Steve Jobs is the anointed King of Apple, Inc, and Apple’s influence on many industries stretches far and wide.
Is Apple’s influence undue? Certainly. Is Apple’s influence on so many industries good or bad for Apple’s future?
That Steve Jobs guides and directs Apple’s every move of substance cannot be denied. Together, Jobs and Apple’s influence on the computer industry is legendary.
True, both get their due and appropriate recognition for influencing the computer industry, though Apple’s market share size and computer revenue relative to competitors would seem to indicate that some of the influence is undue.
Look at a few recent headlines. In InfoWorld, Steve Jobs was the second most influential person in IT, behind Microsoft’s Bill Gates. In July, Steve Jobs showed up on the cover of USA Today as the third Most Influential Business Leader, again behind Bill Gates.
Jobs and Apple certainly are not in Microsoft’s shadow, as testified by the most recent headline, “Steve Jobs Anointed Fortune’s Most Influential Executive.”
It is Steve Jobs and Apple that exercise heavy influence in the computer industry, the music industry, and now the cell phone industry. What other company exercises such influence, relative to size and market share?
Perhaps the “influence” being exercised is merely public relations campaigns and marketing efforts run amok. Or not. Apple’s Mac market share is growing like a weed. Not so with any other PC maker. Apple’s iPod dominates the portable music player space, and the iTunes Store dominates music sales online.
That’s old news. The new news is that Apple’s iPhone has set the cell phone industry on their collective ears just months after launch, scrambling to catch up with what could arguably be described as the darling product of the century. Again, Apple’s market share is small, but the overall influence, mind share, and media consideration is remarkably high.
What does all the influence by King Jobs and the Apple Empire mean? For customers, it means classy, sexy, attractive products that work well and that makes them different from competitor’s wares, whether computers, music players, music/TV shows/movies, or cell phones.
For the rest of the collective industries in which Apple competes, it means change, disruption, new directions, loss of control, because Apple tends to drive the markets in which it competes.
But what of Apple? Is there a potential backlash to all this influence, whether described accurately as “undue”or otherwise? Will Apple fall victim to its own success?

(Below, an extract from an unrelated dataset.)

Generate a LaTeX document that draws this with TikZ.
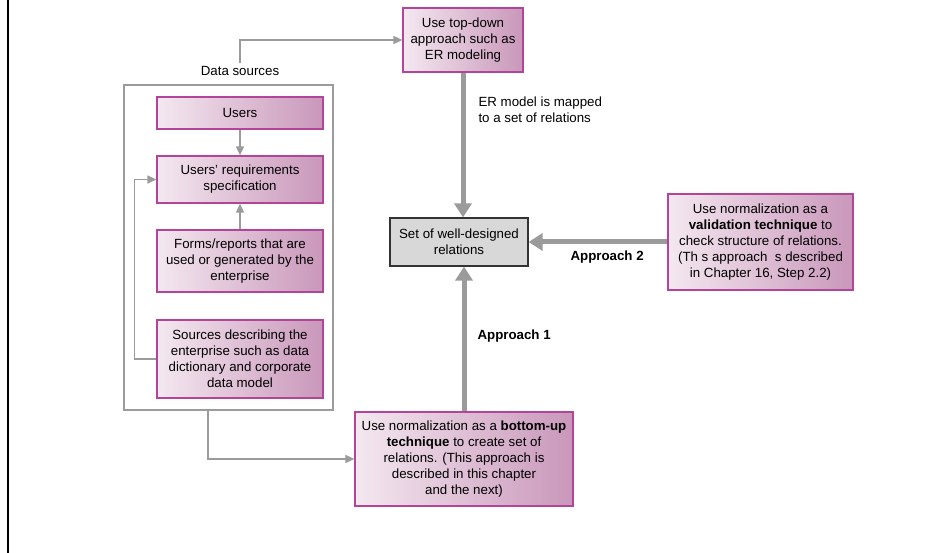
\documentclass[tikz,border=0pt]{standalone}
\usepackage{fontspec}
\setmainfont{Liberation Sans}
\usetikzlibrary{arrows.meta}

\definecolor{boxleft}{HTML}{F4E8F0}
\definecolor{boxright}{HTML}{C997BA}
\definecolor{boxline}{HTML}{B3449A}
\definecolor{arrowgray}{HTML}{9B9B9B}
\definecolor{relgray}{HTML}{D8D8D8}

\begin{document}
\begin{tikzpicture}[x=1pt,y=-1pt,
    font=\fontsize{13.3}{16}\selectfont]

        \useasboundingbox (0,0) rectangle (952,553);
        \draw[line width=2.5pt] (8,0) -- (8,553);

        % data sources frame
        \node[draw=arrowgray,line width=1.5pt,minimum width=209pt,
              minimum height=325pt,inner sep=0pt] (frame) at (228.5,247.5) {};
        \node (dslabel) at (240,71) {Data sources};

        \begin{scope}[every node/.style={draw=boxline,line width=1.2pt,
              left color=boxleft,right color=boxright,align=center,inner sep=0pt}]
          \node[minimum width=120pt,minimum height=64pt] (topdown) at (463,40)
            {Use top-down\\approach such as\\ER modeling};
          \node[minimum width=166pt,minimum height=32pt] (users) at (240,113)
            {Users};
          \node[minimum width=166pt,minimum height=47pt] (req) at (240,179.5)
            {Users' requirements\\specification};
          \node[minimum width=166pt,minimum height=62pt] (forms) at (240,261)
            {Forms/reports that are\\used or generated by the\\enterprise};
          \node[minimum width=166pt,minimum height=78pt] (sources) at (240,359)
            {Sources describing the\\enterprise such as data\\dictionary and corporate\\data model};
          \node[minimum width=185pt,minimum height=96pt] (validate) at (760.5,242)
            {Use normalization as a\\\textbf{validation technique} to\\check structure of relations.\\(Th s approach\ \ s described\\in Chapter 16, Step 2.2)};
          \node[minimum width=218pt,minimum height=94pt] (bottomup) at (464,459)
            {Use normalization as a \textbf{bottom-up}\\\textbf{technique} to create set of\\relations. (This approach is\\described in this chapter\\and the next)};
        \end{scope}

        \node[draw=black!80,line width=1.2pt,fill=relgray,align=center,
              minimum width=138pt,minimum height=48pt,inner sep=0pt] (rel) at (459,242)
          {Set of well-designed\\relations};

        % thin connectors
        \begin{scope}[arrowgray,line width=1.5pt,-{Triangle[length=9pt,width=8pt]}]
          \draw (dslabel.north) |- (topdown.west);
          \draw (users) -- (req);
          \draw (forms) -- (req);
          \draw (sources.west) -- ++(-22,0) |- (req.west);
          \draw ([xshift=-20.5pt]frame.south) |- (bottomup.west);
        \end{scope}

        % thick connectors
        \begin{scope}[arrowgray,line width=5pt,-{Triangle[length=14pt,width=17pt]}]
          \draw (topdown.south) -- (topdown.south |- rel.north);
          \draw (validate.west) -- (rel.east);
          \draw (bottomup.north) -- (bottomup.north |- rel.south);
        \end{scope}

        \node[anchor=west,align=left] (maplabel) at (475,109.5)
          {ER model is mapped\\to a set of relations};
        \node[anchor=west,font=\fontsize{13.3}{16}\selectfont\bfseries] (app1) at (474,336) {Approach 1};
        \node[anchor=west,font=\fontsize{13.3}{16}\selectfont\bfseries] (app2) at (567,257) {Approach 2};

      \end{tikzpicture}
\end{document}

We’ve seen a backlash effect in other companies, though for different reasons. Microsoft has a growing base of unhappy customers, legions of critics in media and government, a bevy of mediocre and uninspired products, yet remains wildly profitable and influential.
Sony’s crumbling empires faces a similar backlash, though not so personal as that directed against Microsoft. For Sony, also the maker of uninspired and pedestrian products, the effects of customers leaving for greener pastures has been more subtle but unmistakable.
There’s no question that Apple, via Steve Job’s guiding hand, influences heavily the computer industry, the music industry, and now the cell phone industry. What’s next? Another success story? Or, a trip down Backlash Lane? Or, just a trip up?
Empires come and go, sometimes quickly into the night (goodbye, Sony, we hardly knew ye). The Apple Empire and the Emperor have reached new heights in influence, prestige, profitability, wealth, love, and adulation. Despite some speed bumps, such as the AppleTV, the Cube, and lack of success selling movies online, Apple is on a roll not easily compared in the business world.
Apple’s influence is wide and deep. Will it last, or crumble, or fade away? Who can replace Apple as the influential King in so many industries? Good questions. Any answers?